On inflation, Mr. Emefiele expressed concern about “the gradual but steady increase in headline inflation up to June 2015, and noted that this reflected a rise in both the core and food components of inflation.”
Core inflation rose to 8.4 per cent in June from 8.3 per cent in May, and food inflation increased to 10.0 per cent from 9.8 per cent, over the same period.
The governor said “the up-tick in year-to-date inflation rates were traceable to transient factors such as energy, arising from scarcity of petroleum products around the country, poor electricity supply and increased demand for transportation and food, from the build-up to the general elections and the ensuing Easter and Sallah celebrations.”

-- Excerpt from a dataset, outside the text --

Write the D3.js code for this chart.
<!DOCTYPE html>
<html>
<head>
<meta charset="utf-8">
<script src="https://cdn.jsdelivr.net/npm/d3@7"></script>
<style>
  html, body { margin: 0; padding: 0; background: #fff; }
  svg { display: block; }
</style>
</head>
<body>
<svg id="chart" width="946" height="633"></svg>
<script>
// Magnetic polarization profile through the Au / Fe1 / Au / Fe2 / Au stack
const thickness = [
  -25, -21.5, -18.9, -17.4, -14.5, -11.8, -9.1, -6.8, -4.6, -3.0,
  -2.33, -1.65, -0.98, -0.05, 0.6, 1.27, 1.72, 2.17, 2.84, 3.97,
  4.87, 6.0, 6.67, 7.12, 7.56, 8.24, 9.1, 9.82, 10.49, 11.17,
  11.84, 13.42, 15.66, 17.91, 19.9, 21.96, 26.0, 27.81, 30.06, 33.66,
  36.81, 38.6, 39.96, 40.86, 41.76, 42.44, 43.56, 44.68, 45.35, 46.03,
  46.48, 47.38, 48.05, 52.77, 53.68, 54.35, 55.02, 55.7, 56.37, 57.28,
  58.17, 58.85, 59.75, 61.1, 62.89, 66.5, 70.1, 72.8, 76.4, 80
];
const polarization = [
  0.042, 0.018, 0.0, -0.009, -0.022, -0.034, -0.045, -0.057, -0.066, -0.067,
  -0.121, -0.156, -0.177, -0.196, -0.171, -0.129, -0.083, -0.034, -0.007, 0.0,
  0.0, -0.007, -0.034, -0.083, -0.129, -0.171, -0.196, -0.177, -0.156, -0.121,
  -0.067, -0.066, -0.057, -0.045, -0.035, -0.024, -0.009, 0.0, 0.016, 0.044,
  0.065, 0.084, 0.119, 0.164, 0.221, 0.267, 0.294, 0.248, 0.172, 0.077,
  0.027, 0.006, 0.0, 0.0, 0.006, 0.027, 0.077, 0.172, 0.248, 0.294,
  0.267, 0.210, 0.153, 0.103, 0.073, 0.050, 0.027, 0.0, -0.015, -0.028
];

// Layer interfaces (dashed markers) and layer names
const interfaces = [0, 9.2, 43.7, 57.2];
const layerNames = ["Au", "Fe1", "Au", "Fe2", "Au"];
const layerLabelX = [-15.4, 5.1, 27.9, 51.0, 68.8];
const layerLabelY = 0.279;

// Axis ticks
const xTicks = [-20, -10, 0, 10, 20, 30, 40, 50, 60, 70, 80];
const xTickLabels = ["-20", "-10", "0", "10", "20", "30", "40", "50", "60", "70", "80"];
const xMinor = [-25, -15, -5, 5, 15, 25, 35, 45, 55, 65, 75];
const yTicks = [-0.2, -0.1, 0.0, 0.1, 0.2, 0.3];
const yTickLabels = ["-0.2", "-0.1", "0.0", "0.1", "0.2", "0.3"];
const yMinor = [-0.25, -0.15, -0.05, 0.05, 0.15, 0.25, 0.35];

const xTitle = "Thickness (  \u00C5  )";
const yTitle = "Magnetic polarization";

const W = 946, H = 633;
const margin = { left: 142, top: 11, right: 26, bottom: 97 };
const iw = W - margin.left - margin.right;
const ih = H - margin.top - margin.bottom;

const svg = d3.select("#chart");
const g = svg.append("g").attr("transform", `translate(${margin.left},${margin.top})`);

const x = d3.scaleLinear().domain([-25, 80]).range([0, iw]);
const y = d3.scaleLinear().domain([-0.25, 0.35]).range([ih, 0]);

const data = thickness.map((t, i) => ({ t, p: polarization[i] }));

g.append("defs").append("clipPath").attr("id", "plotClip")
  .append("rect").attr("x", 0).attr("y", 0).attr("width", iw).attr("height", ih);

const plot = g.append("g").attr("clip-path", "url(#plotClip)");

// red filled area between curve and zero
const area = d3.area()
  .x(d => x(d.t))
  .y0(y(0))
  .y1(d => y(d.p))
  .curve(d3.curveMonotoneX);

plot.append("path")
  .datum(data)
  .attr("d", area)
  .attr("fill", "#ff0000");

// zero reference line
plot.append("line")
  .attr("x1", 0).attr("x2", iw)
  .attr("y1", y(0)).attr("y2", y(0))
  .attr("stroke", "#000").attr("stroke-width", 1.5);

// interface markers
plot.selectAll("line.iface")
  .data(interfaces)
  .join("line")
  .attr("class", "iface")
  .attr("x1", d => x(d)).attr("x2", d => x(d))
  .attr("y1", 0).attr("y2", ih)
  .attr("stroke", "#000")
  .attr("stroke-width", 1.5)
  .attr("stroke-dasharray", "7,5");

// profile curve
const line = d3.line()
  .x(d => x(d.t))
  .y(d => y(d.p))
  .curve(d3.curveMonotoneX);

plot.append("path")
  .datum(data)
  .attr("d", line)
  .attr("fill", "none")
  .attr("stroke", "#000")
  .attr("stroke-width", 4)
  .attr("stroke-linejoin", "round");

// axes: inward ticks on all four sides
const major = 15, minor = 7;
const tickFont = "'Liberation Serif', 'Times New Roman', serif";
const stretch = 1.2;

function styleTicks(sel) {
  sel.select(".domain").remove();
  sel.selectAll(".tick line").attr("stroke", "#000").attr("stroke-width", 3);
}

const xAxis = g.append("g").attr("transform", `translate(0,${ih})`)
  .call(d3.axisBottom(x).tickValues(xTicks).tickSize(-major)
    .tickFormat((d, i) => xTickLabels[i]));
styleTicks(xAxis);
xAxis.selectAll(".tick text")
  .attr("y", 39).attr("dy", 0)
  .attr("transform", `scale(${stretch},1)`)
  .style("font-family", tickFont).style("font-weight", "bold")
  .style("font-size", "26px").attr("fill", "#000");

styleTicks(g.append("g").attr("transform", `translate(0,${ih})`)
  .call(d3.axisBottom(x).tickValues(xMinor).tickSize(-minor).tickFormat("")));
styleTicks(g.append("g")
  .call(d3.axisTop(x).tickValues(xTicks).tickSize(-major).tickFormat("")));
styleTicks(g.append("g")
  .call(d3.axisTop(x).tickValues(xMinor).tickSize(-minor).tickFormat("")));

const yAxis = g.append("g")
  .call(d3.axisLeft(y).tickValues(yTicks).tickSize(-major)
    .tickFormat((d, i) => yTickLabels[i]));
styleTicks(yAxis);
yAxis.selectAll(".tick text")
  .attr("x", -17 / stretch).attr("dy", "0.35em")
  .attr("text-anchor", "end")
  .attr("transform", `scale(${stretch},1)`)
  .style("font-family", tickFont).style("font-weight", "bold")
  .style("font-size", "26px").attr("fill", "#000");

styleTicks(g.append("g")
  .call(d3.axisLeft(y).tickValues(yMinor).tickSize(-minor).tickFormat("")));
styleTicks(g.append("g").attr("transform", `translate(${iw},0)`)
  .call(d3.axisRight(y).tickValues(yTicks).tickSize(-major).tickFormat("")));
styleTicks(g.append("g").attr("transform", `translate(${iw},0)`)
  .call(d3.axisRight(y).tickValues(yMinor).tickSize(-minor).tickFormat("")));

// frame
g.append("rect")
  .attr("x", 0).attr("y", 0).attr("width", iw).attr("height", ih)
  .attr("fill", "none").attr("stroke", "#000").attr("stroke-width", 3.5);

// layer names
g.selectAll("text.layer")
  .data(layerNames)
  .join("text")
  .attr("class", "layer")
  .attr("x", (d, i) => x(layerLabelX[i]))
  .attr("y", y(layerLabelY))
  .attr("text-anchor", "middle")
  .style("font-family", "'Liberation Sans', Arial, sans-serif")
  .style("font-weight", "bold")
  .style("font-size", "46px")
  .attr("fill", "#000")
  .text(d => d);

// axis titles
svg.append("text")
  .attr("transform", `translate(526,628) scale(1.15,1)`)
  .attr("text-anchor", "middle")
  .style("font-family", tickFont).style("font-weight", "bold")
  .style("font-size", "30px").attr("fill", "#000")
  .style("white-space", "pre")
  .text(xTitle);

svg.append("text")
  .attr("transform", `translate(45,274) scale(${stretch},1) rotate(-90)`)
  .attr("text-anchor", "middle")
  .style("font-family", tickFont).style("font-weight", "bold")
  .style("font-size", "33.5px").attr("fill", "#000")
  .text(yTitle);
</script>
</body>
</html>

Naira is well priced, no more devaluation
Addressing the issue of the value of the Naira at the foreign exchange market, the CBN boss also said that at $1- N 197, the nation’s currency was well-priced, foreclosing any new plan to devalue it.
He said that more than 95 per cent of transactions that take place in the financial system that involve procuring foreign exchange were done at the inter-bank segment of the market and that as such the Bureau de Change segment could not be relied upon for the value of the Naira.
At the BDC, Naira exchanged at about N244 -$1 at the middle of the week.
The governor said Nigeria was the only country in the world where a Central Bank was supporting BDCs.